### INFORMATION SHOWN
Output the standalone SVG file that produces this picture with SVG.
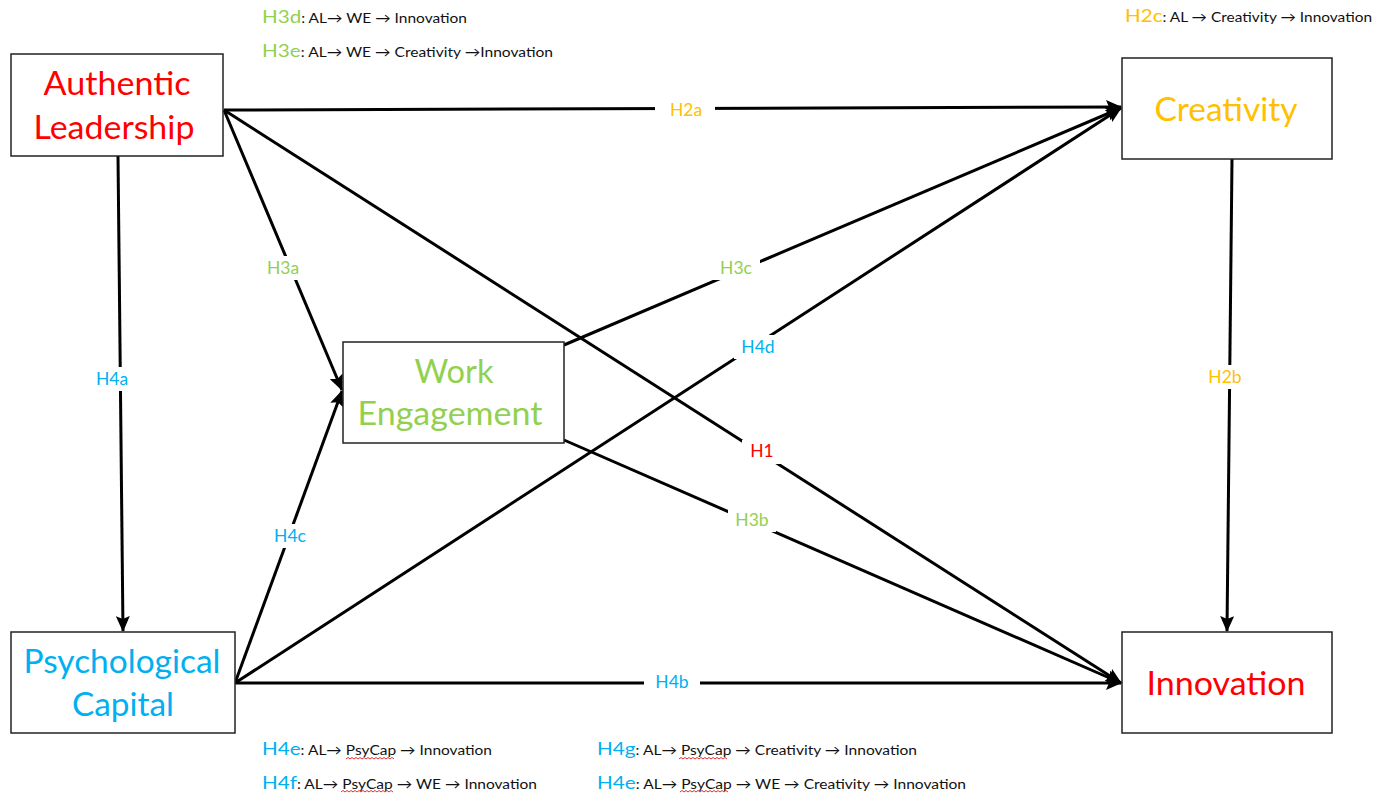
<svg xmlns="http://www.w3.org/2000/svg" width="1382" height="794" viewBox="0 0 1382 794">
<style>
.box{fill:#fff;stroke:#222;stroke-width:1.5}
.nt{font-family:Lato,"Open Sans","Liberation Sans",sans-serif;font-size:33px;text-anchor:middle}
.lb{font-family:Lato,"Open Sans","Liberation Sans",sans-serif;font-size:17.5px;text-anchor:middle}
.an{font-family:Lato,"Open Sans","Liberation Sans",sans-serif;font-size:13.5px;fill:#111}
.ah{font-size:18px}
.c{fill:none;stroke:#000;stroke-width:3;marker-end:url(#arr)}
.red{fill:#ff0000}.org{fill:#ffc000}.grn{fill:#92d050}.blu{fill:#00b0f0}
.bg{fill:#fff}
.sq{fill:none;stroke:#e03030;stroke-width:1}
</style>
<defs>
<marker id="arr" markerUnits="userSpaceOnUse" viewBox="0 0 16 14" refX="15" refY="7" markerWidth="16" markerHeight="14" orient="auto">
<path d="M0,0 L16,7 L0,14 L3,7 Z" fill="#000"/>
</marker>
</defs>
<rect width="1382" height="794" fill="#fff"/>
<g id="connectors">
<path class="c" d="M224,110 L1121,107"/>
<path class="c" d="M224,110 L1121,683"/>
<path class="c" d="M224,110 L342,390"/>
<path class="c" d="M118,156 L123,631"/>
<path class="c" d="M235,683 L1121,683"/>
<path class="c" d="M235,683 L342,391"/>
<path class="c" d="M235,683 L1121,108"/>
<path class="c" d="M564,345 L1121,108"/>
<path class="c" d="M564,440 L1121,683"/>
<path class="c" d="M1232,159 L1227,631"/>
</g>
<g id="labels">
<rect class="bg" x="655" y="98" width="60" height="24"/><text class="lb org" x="686" y="116">H2a</text>
<rect class="bg" x="261" y="256" width="44" height="24"/><text class="lb grn" x="283" y="274">H3a</text>
<rect class="bg" x="90" y="367" width="44" height="24"/><text class="lb blu" x="112" y="385">H4a</text>
<rect class="bg" x="742" y="440" width="40" height="24"/><text class="lb red" x="762" y="457">H1</text>
<rect class="bg" x="712" y="256" width="48" height="24"/><text class="lb grn" x="736" y="274">H3c</text>
<rect class="bg" x="734" y="335" width="48" height="24"/><text class="lb blu" x="758" y="353">H4d</text>
<rect class="bg" x="728" y="508" width="48" height="24"/><text class="lb grn" x="752" y="526">H3b</text>
<rect class="bg" x="266" y="524" width="48" height="24"/><text class="lb blu" x="290" y="542">H4c</text>
<rect class="bg" x="644" y="670" width="56" height="24"/><text class="lb blu" x="672" y="688">H4b</text>
<rect class="bg" x="1201" y="365" width="48" height="24"/><text class="lb org" x="1225" y="383">H2b</text>
</g>
<g id="node-al">
<rect class="box" x="11" y="54" width="212" height="102"/>
<text class="nt red" x="117" y="95" textLength="147" lengthAdjust="spacingAndGlyphs">Authentic</text>
<text class="nt red" x="114" y="139" textLength="161" lengthAdjust="spacingAndGlyphs">Leadership</text>
</g>
<g id="node-psycap">
<rect class="box" x="11" y="632" width="224" height="101"/>
<text class="nt blu" x="122" y="673" textLength="197" lengthAdjust="spacingAndGlyphs">Psychological</text>
<text class="nt blu" x="123" y="716" textLength="102" lengthAdjust="spacingAndGlyphs">Capital</text>
</g>
<g id="node-we">
<rect class="box" x="343" y="342" width="221" height="101"/>
<text class="nt grn" x="454" y="383" textLength="79" lengthAdjust="spacingAndGlyphs">Work</text>
<text class="nt grn" x="450" y="425" textLength="185" lengthAdjust="spacingAndGlyphs">Engagement</text>
</g>
<g id="node-creativity">
<rect class="box" x="1122" y="58" width="210" height="101"/>
<text class="nt org" x="1226" y="121" textLength="143" lengthAdjust="spacingAndGlyphs">Creativity</text>
</g>
<g id="node-innovation">
<rect class="box" x="1122" y="632" width="210" height="101"/>
<text class="nt red" x="1226" y="695" textLength="159" lengthAdjust="spacingAndGlyphs">Innovation</text>
</g>
<g id="annotations">
<text class="an" x="262" y="23" textLength="205" lengthAdjust="spacingAndGlyphs"><tspan class="ah grn">H3d</tspan>: AL→ WE → Innovation</text>
<text class="an" x="262" y="57" textLength="291" lengthAdjust="spacingAndGlyphs"><tspan class="ah grn">H3e</tspan>: AL→ WE → Creativity →Innovation</text>
<text class="an" x="1125" y="22" textLength="247" lengthAdjust="spacingAndGlyphs"><tspan class="ah org">H2c</tspan>: AL → Creativity → Innovation</text>
<text class="an" x="262" y="755" textLength="230" lengthAdjust="spacingAndGlyphs"><tspan class="ah blu">H4e</tspan>: AL→ PsyCap → Innovation</text>
<text class="an" x="262" y="789" textLength="275" lengthAdjust="spacingAndGlyphs"><tspan class="ah blu">H4f</tspan>: AL→ PsyCap → WE → Innovation</text>
<text class="an" x="597" y="755" textLength="320" lengthAdjust="spacingAndGlyphs"><tspan class="ah blu">H4g</tspan>: AL→ PsyCap → Creativity → Innovation</text>
<text class="an" x="597" y="789" textLength="369" lengthAdjust="spacingAndGlyphs"><tspan class="ah blu">H4e</tspan>: AL→ PsyCap → WE → Creativity → Innovation</text>
<path class="sq" d="M346,759 l2,-1.5 l2,1.5 l2,-1.5 l2,1.5 l2,-1.5 l2,1.5 l2,-1.5 l2,1.5 l2,-1.5 l2,1.5 l2,-1.5 l2,1.5 l2,-1.5 l2,1.5 l2,-1.5 l2,1.5 l2,-1.5 l2,1.5 l2,-1.5 l2,1.5 l2,-1.5 l2,1.5 l2,-1.5 l2,1.5"/>
<path class="sq" d="M341,792 l2,-1.5 l2,1.5 l2,-1.5 l2,1.5 l2,-1.5 l2,1.5 l2,-1.5 l2,1.5 l2,-1.5 l2,1.5 l2,-1.5 l2,1.5 l2,-1.5 l2,1.5 l2,-1.5 l2,1.5 l2,-1.5 l2,1.5 l2,-1.5 l2,1.5 l2,-1.5 l2,1.5 l2,-1.5 l2,1.5 l2,-1.5 l2,1.5"/>
<path class="sq" d="M679,759 l2,-1.5 l2,1.5 l2,-1.5 l2,1.5 l2,-1.5 l2,1.5 l2,-1.5 l2,1.5 l2,-1.5 l2,1.5 l2,-1.5 l2,1.5 l2,-1.5 l2,1.5 l2,-1.5 l2,1.5 l2,-1.5 l2,1.5 l2,-1.5 l2,1.5 l2,-1.5 l2,1.5 l2,-1.5 l2,1.5"/>
<path class="sq" d="M680,792 l2,-1.5 l2,1.5 l2,-1.5 l2,1.5 l2,-1.5 l2,1.5 l2,-1.5 l2,1.5 l2,-1.5 l2,1.5 l2,-1.5 l2,1.5 l2,-1.5 l2,1.5 l2,-1.5 l2,1.5 l2,-1.5 l2,1.5 l2,-1.5 l2,1.5 l2,-1.5 l2,1.5 l2,-1.5 l2,1.5"/>
</g>
</svg>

### AIM OF THE TASK
All the lines above are to be reproduced exactly, except the pictures.

### ANSWER TO THIS EXERCISE
Output the standalone SVG file that produces this picture with SVG.
<svg xmlns="http://www.w3.org/2000/svg" width="1382" height="794" viewBox="0 0 1382 794">
<style>
.box{fill:#fff;stroke:#222;stroke-width:1.5}
.nt{font-family:Lato,"Open Sans","Liberation Sans",sans-serif;font-size:33px;text-anchor:middle}
.lb{font-family:Lato,"Open Sans","Liberation Sans",sans-serif;font-size:17.5px;text-anchor:middle}
.an{font-family:Lato,"Open Sans","Liberation Sans",sans-serif;font-size:13.5px;fill:#111}
.ah{font-size:18px}
.c{fill:none;stroke:#000;stroke-width:3;marker-end:url(#arr)}
.red{fill:#ff0000}.org{fill:#ffc000}.grn{fill:#92d050}.blu{fill:#00b0f0}
.bg{fill:#fff}
.sq{fill:none;stroke:#e03030;stroke-width:1}
</style>
<defs>
<marker id="arr" markerUnits="userSpaceOnUse" viewBox="0 0 16 14" refX="15" refY="7" markerWidth="16" markerHeight="14" orient="auto">
<path d="M0,0 L16,7 L0,14 L3,7 Z" fill="#000"/>
</marker>
</defs>
<rect width="1382" height="794" fill="#fff"/>
<g id="connectors">
<path class="c" d="M224,110 L1121,107"/>
<path class="c" d="M224,110 L1121,683"/>
<path class="c" d="M224,110 L342,390"/>
<path class="c" d="M118,156 L123,631"/>
<path class="c" d="M235,683 L1121,683"/>
<path class="c" d="M235,683 L342,391"/>
<path class="c" d="M235,683 L1121,108"/>
<path class="c" d="M564,345 L1121,108"/>
<path class="c" d="M564,440 L1121,683"/>
<path class="c" d="M1232,159 L1227,631"/>
</g>
<g id="labels">
<rect class="bg" x="655" y="98" width="60" height="24"/><text class="lb org" x="686" y="116">H2a</text>
<rect class="bg" x="261" y="256" width="44" height="24"/><text class="lb grn" x="283" y="274">H3a</text>
<rect class="bg" x="90" y="367" width="44" height="24"/><text class="lb blu" x="112" y="385">H4a</text>
<rect class="bg" x="742" y="440" width="40" height="24"/><text class="lb red" x="762" y="457">H1</text>
<rect class="bg" x="712" y="256" width="48" height="24"/><text class="lb grn" x="736" y="274">H3c</text>
<rect class="bg" x="734" y="335" width="48" height="24"/><text class="lb blu" x="758" y="353">H4d</text>
<rect class="bg" x="728" y="508" width="48" height="24"/><text class="lb grn" x="752" y="526">H3b</text>
<rect class="bg" x="266" y="524" width="48" height="24"/><text class="lb blu" x="290" y="542">H4c</text>
<rect class="bg" x="644" y="670" width="56" height="24"/><text class="lb blu" x="672" y="688">H4b</text>
<rect class="bg" x="1201" y="365" width="48" height="24"/><text class="lb org" x="1225" y="383">H2b</text>
</g>
<g id="node-al">
<rect class="box" x="11" y="54" width="212" height="102"/>
<text class="nt red" x="117" y="95" textLength="147" lengthAdjust="spacingAndGlyphs">Authentic</text>
<text class="nt red" x="114" y="139" textLength="161" lengthAdjust="spacingAndGlyphs">Leadership</text>
</g>
<g id="node-psycap">
<rect class="box" x="11" y="632" width="224" height="101"/>
<text class="nt blu" x="122" y="673" textLength="197" lengthAdjust="spacingAndGlyphs">Psychological</text>
<text class="nt blu" x="123" y="716" textLength="102" lengthAdjust="spacingAndGlyphs">Capital</text>
</g>
<g id="node-we">
<rect class="box" x="343" y="342" width="221" height="101"/>
<text class="nt grn" x="454" y="383" textLength="79" lengthAdjust="spacingAndGlyphs">Work</text>
<text class="nt grn" x="450" y="425" textLength="185" lengthAdjust="spacingAndGlyphs">Engagement</text>
</g>
<g id="node-creativity">
<rect class="box" x="1122" y="58" width="210" height="101"/>
<text class="nt org" x="1226" y="121" textLength="143" lengthAdjust="spacingAndGlyphs">Creativity</text>
</g>
<g id="node-innovation">
<rect class="box" x="1122" y="632" width="210" height="101"/>
<text class="nt red" x="1226" y="695" textLength="159" lengthAdjust="spacingAndGlyphs">Innovation</text>
</g>
<g id="annotations">
<text class="an" x="262" y="23" textLength="205" lengthAdjust="spacingAndGlyphs"><tspan class="ah grn">H3d</tspan>: AL→ WE → Innovation</text>
<text class="an" x="262" y="57" textLength="291" lengthAdjust="spacingAndGlyphs"><tspan class="ah grn">H3e</tspan>: AL→ WE → Creativity →Innovation</text>
<text class="an" x="1125" y="22" textLength="247" lengthAdjust="spacingAndGlyphs"><tspan class="ah org">H2c</tspan>: AL → Creativity → Innovation</text>
<text class="an" x="262" y="755" textLength="230" lengthAdjust="spacingAndGlyphs"><tspan class="ah blu">H4e</tspan>: AL→ PsyCap → Innovation</text>
<text class="an" x="262" y="789" textLength="275" lengthAdjust="spacingAndGlyphs"><tspan class="ah blu">H4f</tspan>: AL→ PsyCap → WE → Innovation</text>
<text class="an" x="597" y="755" textLength="320" lengthAdjust="spacingAndGlyphs"><tspan class="ah blu">H4g</tspan>: AL→ PsyCap → Creativity → Innovation</text>
<text class="an" x="597" y="789" textLength="369" lengthAdjust="spacingAndGlyphs"><tspan class="ah blu">H4e</tspan>: AL→ PsyCap → WE → Creativity → Innovation</text>
<path class="sq" d="M346,759 l2,-1.5 l2,1.5 l2,-1.5 l2,1.5 l2,-1.5 l2,1.5 l2,-1.5 l2,1.5 l2,-1.5 l2,1.5 l2,-1.5 l2,1.5 l2,-1.5 l2,1.5 l2,-1.5 l2,1.5 l2,-1.5 l2,1.5 l2,-1.5 l2,1.5 l2,-1.5 l2,1.5 l2,-1.5 l2,1.5"/>
<path class="sq" d="M341,792 l2,-1.5 l2,1.5 l2,-1.5 l2,1.5 l2,-1.5 l2,1.5 l2,-1.5 l2,1.5 l2,-1.5 l2,1.5 l2,-1.5 l2,1.5 l2,-1.5 l2,1.5 l2,-1.5 l2,1.5 l2,-1.5 l2,1.5 l2,-1.5 l2,1.5 l2,-1.5 l2,1.5 l2,-1.5 l2,1.5 l2,-1.5 l2,1.5"/>
<path class="sq" d="M679,759 l2,-1.5 l2,1.5 l2,-1.5 l2,1.5 l2,-1.5 l2,1.5 l2,-1.5 l2,1.5 l2,-1.5 l2,1.5 l2,-1.5 l2,1.5 l2,-1.5 l2,1.5 l2,-1.5 l2,1.5 l2,-1.5 l2,1.5 l2,-1.5 l2,1.5 l2,-1.5 l2,1.5 l2,-1.5 l2,1.5"/>
<path class="sq" d="M680,792 l2,-1.5 l2,1.5 l2,-1.5 l2,1.5 l2,-1.5 l2,1.5 l2,-1.5 l2,1.5 l2,-1.5 l2,1.5 l2,-1.5 l2,1.5 l2,-1.5 l2,1.5 l2,-1.5 l2,1.5 l2,-1.5 l2,1.5 l2,-1.5 l2,1.5 l2,-1.5 l2,1.5 l2,-1.5 l2,1.5"/>
</g>
</svg>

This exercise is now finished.